→ **RECORDED DATA**

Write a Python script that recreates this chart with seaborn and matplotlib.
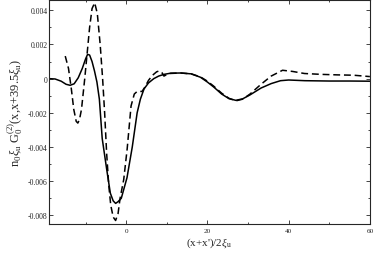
import pandas as pd
import matplotlib
matplotlib.use("Agg")
import matplotlib.pyplot as plt
from matplotlib.ticker import MultipleLocator, FuncFormatter
import seaborn as sns

# values (y in units of 1e-3)
x_solid = [-19, -17.5, -16, -14.8, -13.8, -12.8, -11.8, -10.8, -10, -9.5, -9.0, -8.4, -7.8,
           -7.2, -6.6, -5.9, -4.8, -3.9, -3.2, -2.6, -2.0, -1.2, 0.2, 1.5, 2.7, 3.5, 4.4,
           5.5, 6.8, 8, 9.3, 11, 13.4, 16, 18.3, 20, 21.6, 23.5, 25.3, 27, 28.7, 30.5,
           33.2, 35.7, 38, 40, 44, 50, 55, 60]
y_solid = [0.0, -0.02, -0.15, -0.33, -0.39, -0.3, 0.05, 0.6, 1.15, 1.42, 1.38, 1.0, 0.45,
           -0.2, -1.2, -3.5, -5.3, -6.7, -7.15, -7.3, -7.2, -7.0, -5.8, -4.0, -2.0, -1.2, -0.6,
           -0.25, 0.0, 0.15, 0.25, 0.32, 0.33, 0.28, 0.08, -0.2, -0.5, -0.9, -1.17, -1.27, -1.18, -0.95,
           -0.55, -0.29, -0.12, -0.08, -0.12, -0.14, -0.14, -0.15]

x_dash = [-15, -14.2, -13.5, -12.9, -12.3, -11.9, -11.5, -11.0, -10.2, -9.6, -9.0, -8.4, -7.75,
          -7.1, -6.4, -5.8, -5.3, -4.8, -4.3, -3.8, -3.2, -2.6, -2.0, -1.5, -0.6, 0.25, 1.2,
          2.0, 2.7, 3.9, 4.6, 5.5, 6.5, 7.5, 8.1, 8.8, 9.3, 10.5, 13.4, 16, 18.3, 20, 21.6,
          23.5, 25.3, 27, 28.7, 30.5, 33.2, 35.7, 38.5, 41, 43.9, 48, 52, 56, 60]
y_dash = [1.32, 0.6, -0.6, -1.8, -2.5, -2.6, -2.4, -1.8, 0.0, 1.5, 3.0, 4.1, 4.44,
          3.8, 2.0, 0.0, -2.0, -4.4, -6.2, -7.4, -8.1, -8.3, -7.9, -7.0, -5.9, -4.1, -1.6,
          -0.9, -0.75, -0.75, -0.5, -0.1, 0.2, 0.4, 0.45, 0.35, 0.15, 0.3, 0.33, 0.28, 0.1, -0.15, -0.45,
          -0.85, -1.15, -1.3, -1.2, -0.9, -0.33, 0.15, 0.49, 0.42, 0.3, 0.25, 0.22, 0.2, 0.12]

solid = pd.DataFrame({'x': x_solid, 'y': [v * 1e-3 for v in y_solid]})
dashed = pd.DataFrame({'x': x_dash, 'y': [v * 1e-3 for v in y_dash]})

sns.set_style("ticks")
plt.rcParams['font.family'] = ['Liberation Serif', 'DejaVu Serif']
plt.rcParams['mathtext.fontset'] = 'custom'
plt.rcParams['mathtext.rm'] = 'Liberation Serif'
plt.rcParams['mathtext.it'] = 'Liberation Serif:italic'

fig = plt.figure(figsize=(3.74, 2.55), dpi=100)
ax = fig.add_axes([0.131, 0.118, 0.858, 0.878])

sns.lineplot(data=solid, x='x', y='y', sort=False, color='black', lw=1.1, ax=ax)
sns.lineplot(data=dashed, x='x', y='y', sort=False, color='black', lw=1.1, ax=ax,
             linestyle=(0, (4.5, 2.5)))

ax.set_xlim(-19, 60)
ax.set_ylim(-0.0085, 0.0046)
ax.xaxis.set_major_locator(MultipleLocator(20))
ax.xaxis.set_minor_locator(MultipleLocator(10))
ax.yaxis.set_major_locator(MultipleLocator(0.002))
ax.yaxis.set_minor_locator(MultipleLocator(0.001))
ax.yaxis.set_major_formatter(FuncFormatter(lambda v, p: '0' if abs(v) < 1e-9 else f'{v:.3f}'))
ax.tick_params(which='both', direction='in', top=True, right=True)
ax.tick_params(axis='x', labelsize=5.2, pad=3)
ax.tick_params(axis='y', labelsize=5.6, pad=1)
ax.tick_params(which='major', length=3, width=0.6)
ax.tick_params(which='minor', length=1.5, width=0.6)
for s in ax.spines.values():
    s.set_linewidth(0.8)

ax.set_xlabel(r"(x+x')/2$\xi_\mathrm{u}$", fontsize=8, labelpad=1.5)
ax.set_ylabel(r"n$_\mathrm{0}\xi_\mathrm{u}$ G$_\mathrm{0}^{\mathrm{(2)}}$(x,x+39.5$\xi_\mathrm{u}$)",
              fontsize=9, labelpad=2)

plt.savefig('out.png', dpi=100)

→ **EXERCISE BRIEF**
Copy each line in the data that holds the word "seaborn".

→ **SOLUTION FOR THIS TASK**
Write a Python script that recreates this chart with seaborn and matplotlib.
import seaborn as sns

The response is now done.